【特攻隊とマスコミ】読売報知新聞|昭和20年6月27日掲載

出典:1977(昭和52)年 原書房 寺井俊一編 「航空基地 都城疾風特攻振武隊」 都城特攻隊取材録


"麦秋の基地に出撃待つ紅顔の神鷲"

 今日もこの基地から幾人かの特攻隊員が麦秋の故国に訣別の翼を振りながら出撃して行った。昨日も一昨日も、そして明日もあさっても再び還らぬこの出撃は間断なく続くのである。基地の宿舎にはあとに続く隊員達が陸続と詰めかけて出撃の順番を待ち侘びてゐる。月の明るい夜など若い隊員達はよく宿舎の裏の松林で南国の冷々とした月を賞(め)でながら夜の更けるのも忘れて語り合ってゐる。

 音楽を語り詩を吟じ、月に誘はれて尺八をふき鳴らす若い隊員の心境は陣中に茶をたてた古武士の面影にも似てあくまでも淡々とした静けさである。煌々(こうこう)と冴える月光は若い人達の魂を感傷的にする。広い基地の夜空を流れる嫋々(じょうじょう) (*1)とした尺八の音は特攻隊員の心に懐かしい故国への思慕を募らせる。
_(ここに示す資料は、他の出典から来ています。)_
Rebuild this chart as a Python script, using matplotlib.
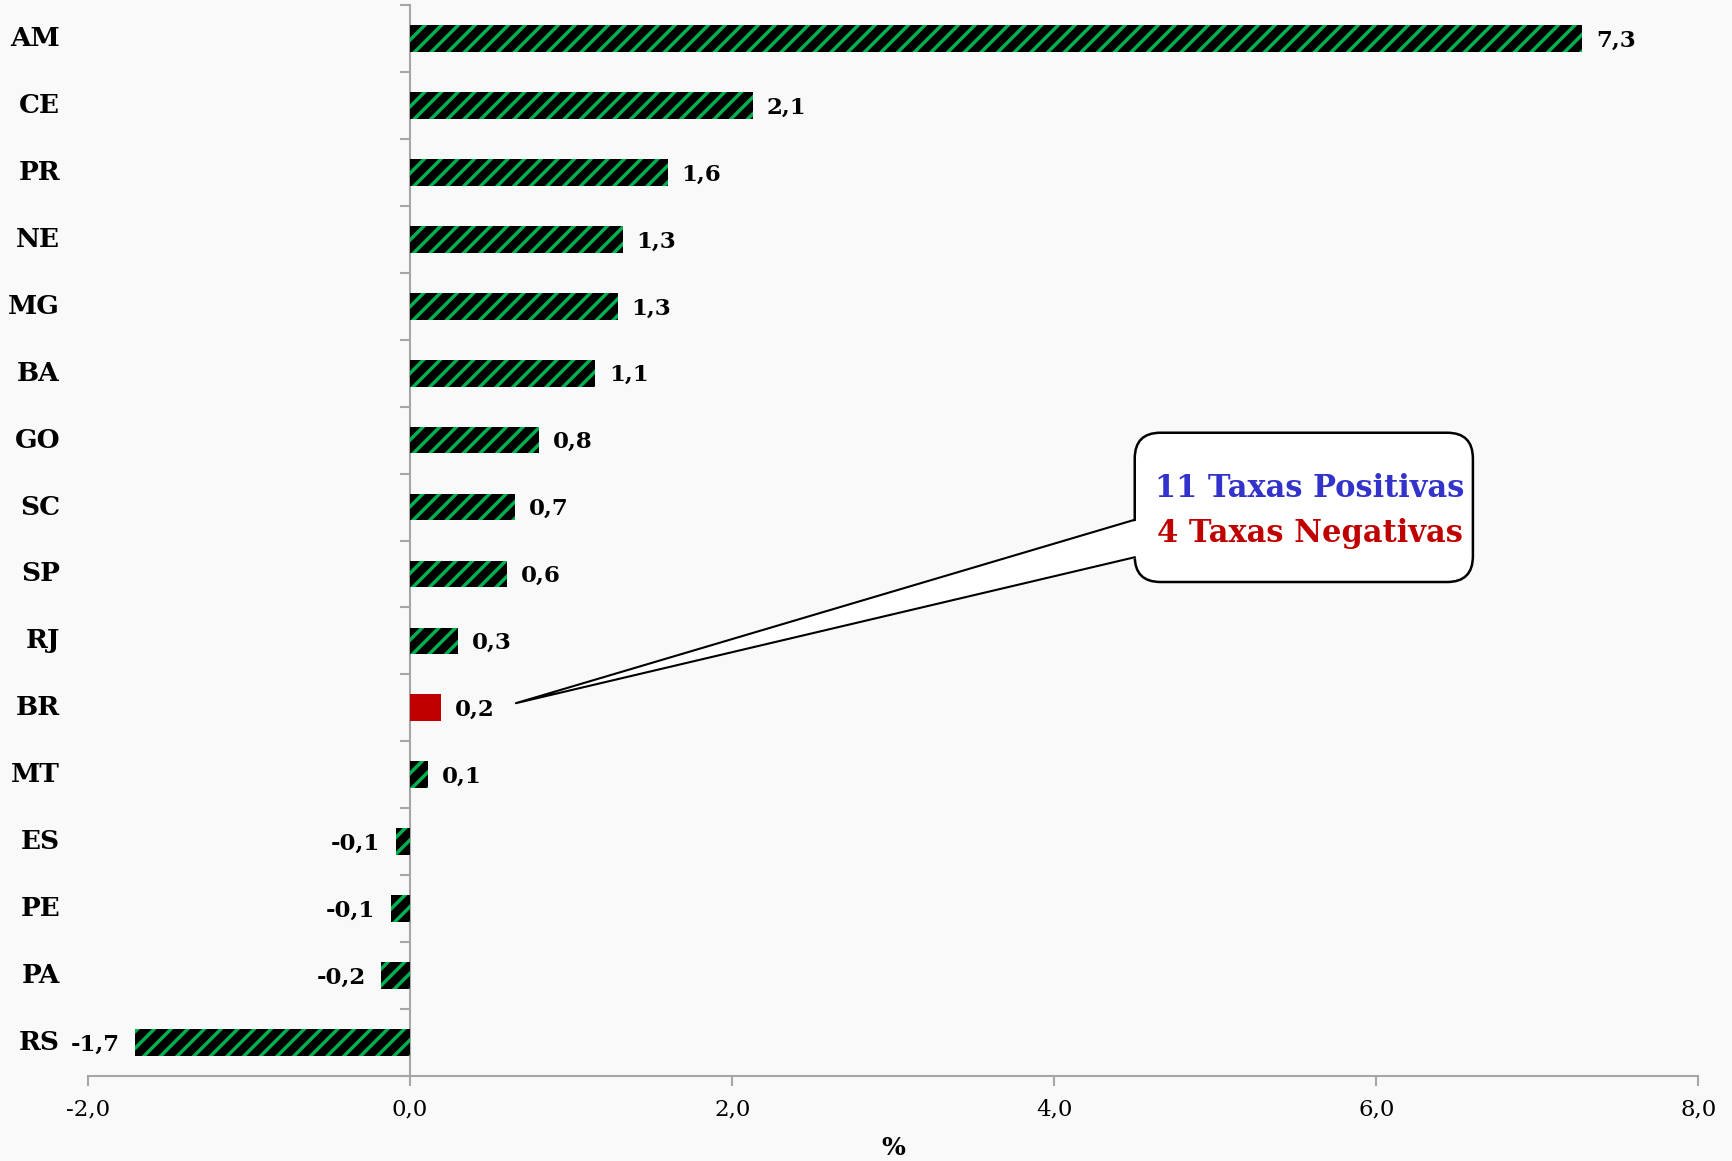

 散る日を知るが故に特攻隊員の思ひは切々たるものがあった。「自分にも故郷に今年五十六歳になる母親が居ります。」明日出撃する野口少尉が木蔭を洩れて射す月光を浴びながら記者に語った。色白のどちらかといへばきゃしゃな少尉は葉隠武士の流れを汲む佐賀生れだった。「残るのはたった一人ですが、幼いころから"武士道とは死ぬことと見つけたり"と教へてくれた母ですから私が明日散ったらきっと褒(ほ)めてくれるでせう。」

 さりげなく語った野口少尉の言葉に記者は胸を衝(つ)かれる思ひがした。隊員達と幾日かを起居をともにしながら記者も特攻隊員を何か自分達とは遠い距(へだ)たりをもった人々のやうに考へてゐた。併(しか)し、やはりわれわれと同じ人の子であった。野口少尉も他の隊員と同じやうにこの宿舎に来ると同時に突込みの角度とか沖縄の気象とか敵艦船上に散り砕ける一事のみを考へてゐる人としか見えなかったが、その若い連中に矢張り老母を思ふ断ち難い肉親の情が小さな焔(ほのお)を立て胸の一隅に燃えてゐたのだった。

 小さな焔はともすれば火勢を増して胸を焦したこともあった。その度に野口少尉は必死になって焔を振り消した。「人間のよわさといひますか最初は苦しみました。併(しか)し戦ひの苛烈さが自分のこの弱さ、苦しみを救ってくれました。個人の私情に囚われるやうな生ぬるい戦争ではないのですから──」

 付近の叢(くさむら)にすだく虫の音に耳を傾けながら、ぽつりぽつりと切って語る航空士官学校出身の若い人々の体温が肩を並べて腰を下ろしてゐる記者の素肌に感じられる思ひがした。この人達も矢張り自分と同じ人間である。自分の周囲にゐる幾人かの友人達と較べて少しの変ったところもない青年である。飛行服を脱いでかうして話合ってをれば相手が神でもなければ特別な世界の人でもない。矢張り月を眺めては郷愁に駆られもし肉親への想ひを馳せる多感な青年であった。

 「優しい母でした。一人息子の自分を唯一の頼りに随分苦労もした母ですが、でも一ぺんにウンと大きな孝行が出来ますから。」野口少尉は白い歯を見せてニッコリ笑った。平凡なただ普通の人間である少尉と自分の距(へだ)たりが考へさせられた。徹しきったといへばそれまでであるが、それにしても余りに淡々とした静かな表情である。

 「戦争の苛烈さを本当に見つめた日本人だったら誰でも特攻精神を把握するでせう。私達がかうして何か特別な人間のやうに扱はれるのもまだ一億が本当に戦争の酷(きび)しさを感じてゐないからではないでせうか。元寇の昔には特攻隊が生れなかったといふことは元軍を邀(むか)へた当時の日本国民が一人残らず特攻精神に徹してゐたからではないでせうか。だからこそあの大国難も突破出来たのでせう。自分はの戦ひにも特攻隊が必ずや特別視されなくなる時が来ると信じてをります。その時こそ自分達の死に花が咲く時ですよ。」

 特攻隊員は純真な紅顔の若人ばかりである。基地の人々が打ち振る小旗の嵐にも処女の如く顔を染めてはじらひながら出撃して行く神々であった。